You really really need to speak with a professional even if you decide you have to go through with the move, to stop this from ever happening again.
YANBU to be crazy mad at him! I don't even know where I would start, but you need to get some help, all hope might not be lost.
You can't move on and forget it because it will happen again and next time you will not have the big asset of the house to bail you out with.
Hmm I understand why you'd want to move on but I think you need to know what he's spent it on. It's essential if you want to prevent it happening again.
Having grown up with my parents' irresponsibility (the reason I am now very careful myself) - PLEASE sort it out fully now.
I'm hopefully barking up the wrong tree here, but you may also need to bear in mind that money disappearing/being spent secretly is sometimes a sign of an affair.
I think it is very easy to overspend. Little bit here, little bit there etc. Mounts up like you wouldn't believe! Especially if you go out a lot/have hobbies.
Defiantly second the debt advisor. Get in touch with National debtline, the Consumer Credit Counseling Service ( CCCS), Payplan or the CAB.
Look through those credit card bills and see what it was spent on. Is it possible your DH has a gambling addiction?
peabody speaks sense.
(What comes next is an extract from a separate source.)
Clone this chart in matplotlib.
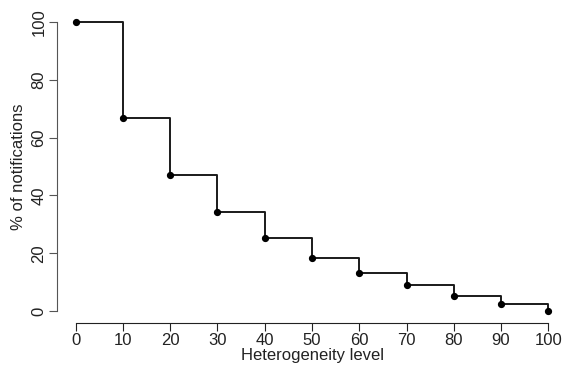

I asked the bank to put my mortgage on interest only as we are in debt and they refused. They would however extend it over more years temporarily (for a year) so we are paying 150 less a month.
YWBU to not find out where all of this 'secret debt' money has been spent. I'd want to know, down to the last penny, what it was spent on. This will clearly indicate where you need to cut back.
I don't get the whole "he always managed the money, I've never questioned it".
You need to seek some proper advice from CAB or similar, who can sit down with all of your paperwork, bank statements, bills, etc and help you sort this sorry mess out. Your DH's head is very firmly up his arse on this one, so it looks like you're going to have to be the one to lead on it.
And like a PP, secret debt/credit cards would be a huge breach of trust for me. Are you sure he isn't a gambling/drug addict or having an affair?